Of course, at the base of my theory is a kind of optimism, a belief in the kinds of final solutions Homes is so fond of, a belief that we can plumb the depths of ourselves, to go into the basement where all those gibbering, capering mad things are, and bring them to heel, outwit the archfiend Moriarty in ourselves, once and for all find the thing out. And then have the guts to write about it.
Something of Doyle’s own unconscious is on display for all to see in these stories, I think. He has a need to apologize for the Empire, I think, and does it by creating a world where you are either a gentleman or a blackguard; a Christian or a heathen; an upright thrifty and cheerful capitalist who can tie a double Windsor and owns, never rents, his tux, or a bomb-throwing swarthy anarchist; a boy scout or a pedophile (I know, I see the irony there, believe me).

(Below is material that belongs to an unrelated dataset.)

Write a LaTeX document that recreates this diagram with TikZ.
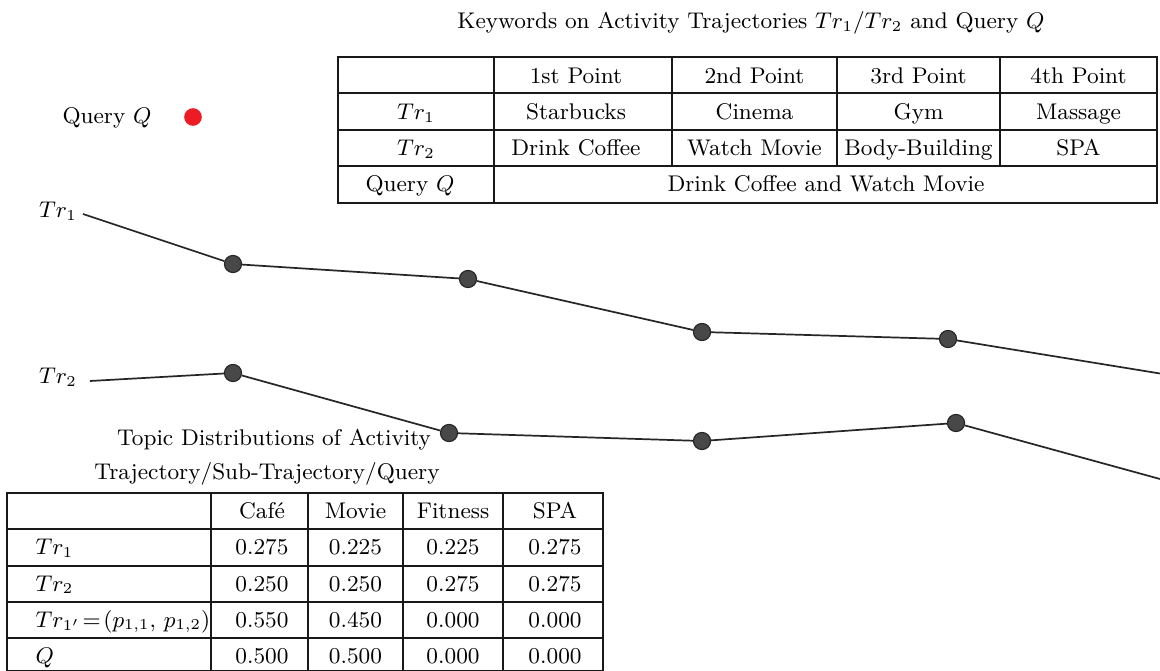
\documentclass[tikz,border=0pt]{standalone}
\definecolor{qred}{RGB}{237,28,36}
\definecolor{ptfill}{RGB}{72,72,72}
\tikzset{
  txt/.style={font=\fontsize{9}{10.8}\selectfont, inner sep=0pt, anchor=base},
  gridline/.style={line width=1.0pt, black!90},
  traj/.style={line width=0.68pt, black!85},
  tpt/.style={circle, draw=black!85, fill=ptfill, line width=0.45pt, minimum size=6.8pt, inner sep=0pt},
  qdot/.style={circle, fill=qred, minimum size=7.0pt, inner sep=0pt}
}
\begin{document}
\begin{tikzpicture}[x=0.397pt, y=-0.397pt]
\useasboundingbox (0,0) rectangle (1160,671);

% ---------- top title and table ----------
\node[txt] (ktitle) at (751,29) {Keywords on Activity Trajectories $Tr_1/Tr_2$ and Query $Q$};

\draw[gridline] (338,57) rectangle (1157,203);
\foreach \y in {93,130,166} \draw[gridline] (338,\y) -- (1157,\y);
\draw[gridline] (494,57) -- (494,203);
\foreach \x in {672,837,1000} \draw[gridline] (\x,57) -- (\x,166);

\node[txt] (h1) at (576,84) {1st Point};
\node[txt] (h2) at (754.5,84) {2nd Point};
\node[txt] (h3) at (918.5,84) {3rd Point};
\node[txt] (h4) at (1078.5,84) {4th Point};

\node[txt] (r1) at (416,120) {$Tr_1$};
\node[txt] (r1a) at (576,120) {Starbucks};
\node[txt] (r1b) at (754.5,120) {Cinema};
\node[txt] (r1c) at (918.5,120) {Gym};
\node[txt] (r1d) at (1078.5,120) {Massage};

\node[txt] (r2) at (416,156) {$Tr_2$};
\node[txt] (r2a) at (576,156) {Drink Coffee};
\node[txt] (r2b) at (754.5,156) {Watch Movie};
\node[txt] (r2c) at (918.5,156) {Body-Building};
\node[txt] (r2d) at (1078.5,156) {SPA};

\node[txt] (r3) at (410,192) {Query $Q$};
\node[txt] (r3a) at (826,192) {Drink Coffee and Watch Movie};

% ---------- query ----------
\node[txt] (qlabel) at (107,124) {Query $Q$};
\node[qdot] (qdot) at (193,117) {};

% ---------- trajectories ----------
\node[txt] (tr1lab) at (58,218) {$Tr_1$};
\node[txt] (tr2lab) at (58,384) {$Tr_2$};

\coordinate (s1) at (83,214);
\node[tpt] (p11) at (233,264) {};
\node[tpt] (p12) at (468,279) {};
\node[tpt] (p13) at (702,332) {};
\node[tpt] (p14) at (948,339) {};
\coordinate (e1) at (1160,373.5);

\coordinate (s2) at (90,381);
\node[tpt] (p21) at (233,373) {};
\node[tpt] (p22) at (449,433) {};
\node[tpt] (p23) at (702,441) {};
\node[tpt] (p24) at (956,423) {};
\coordinate (e2) at (1160,479);

\draw[traj] (s1) -- (p11) -- (p12) -- (p13) -- (p14) -- (e1);
\draw[traj] (s2) -- (p21) -- (p22) -- (p23) -- (p24) -- (e2);

% ---------- bottom title and table ----------
\node[txt] (btitle1) at (274,446) {Topic Distributions of Activity};
\node[txt] (btitle2) at (267,480) {Trajectory/Sub-Trajectory/Query};

\draw[gridline] (7,493) rectangle (603,671);
\foreach \y in {529,566,602,638} \draw[gridline] (7,\y) -- (603,\y);
\foreach \x in {211,308,403,503} \draw[gridline] (\x,493) -- (\x,671);

\node[txt] (c1) at (262,518) {Caf\'e};
\node[txt] (c2) at (355.5,518) {Movie};
\node[txt] (c3) at (453,518) {Fitness};
\node[txt] (c4) at (555,518) {SPA};

\node[txt, anchor=base west] (b1) at (35,555) {$Tr_1$};
\node[txt] (b1a) at (262,555) {0.275};
\node[txt] (b1b) at (355.5,555) {0.225};
\node[txt] (b1c) at (453,555) {0.225};
\node[txt] (b1d) at (555,555) {0.275};

\node[txt, anchor=base west] (b2) at (35,591) {$Tr_2$};
\node[txt] (b2a) at (262,591) {0.250};
\node[txt] (b2b) at (355.5,591) {0.250};
\node[txt] (b2c) at (453,591) {0.275};
\node[txt] (b2d) at (555,591) {0.275};

\node[txt, anchor=base west] (b3) at (35,627) {$Tr_{1'}\!=\!(p_{1,1},\,p_{1,2})$};
\node[txt] (b3a) at (262,627) {0.550};
\node[txt] (b3b) at (355.5,627) {0.450};
\node[txt] (b3c) at (453,627) {0.000};
\node[txt] (b3d) at (555,627) {0.000};

\node[txt, anchor=base west] (b4) at (35,663) {$Q$};
\node[txt] (b4a) at (262,663) {0.500};
\node[txt] (b4b) at (355.5,663) {0.500};
\node[txt] (b4c) at (453,663) {0.000};
\node[txt] (b4d) at (555,663) {0.000};
\end{tikzpicture}
\end{document}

And still the stories thrill me, I must admit. I know they can be a bit juvenile in their plotting, and the characterizations of the good guys and the villains can be simplistic, and yet I come back to them, to the nighttime world of the “cesspool that is London” to see if Holmes can catch his man, with the help of dear Watson, who, after all, is also trying to catch his. And me, mine.
© 2014 Mike Welch
It's interesting that Sir Arthur Conan Doyle, the creator of the hyper-rational Sherlock Holmes character, was himself a gullible and naive person. He was famously duped by a couple of teenaged girls who created fake photographs of fairies. He was also fooled by mediums, and he rebuffed Harry Houdini's attempts to educate him about the trickery used by such "spiritualists". In fact, Conan Doyle started thinking that Houdini himself had supernatural powers.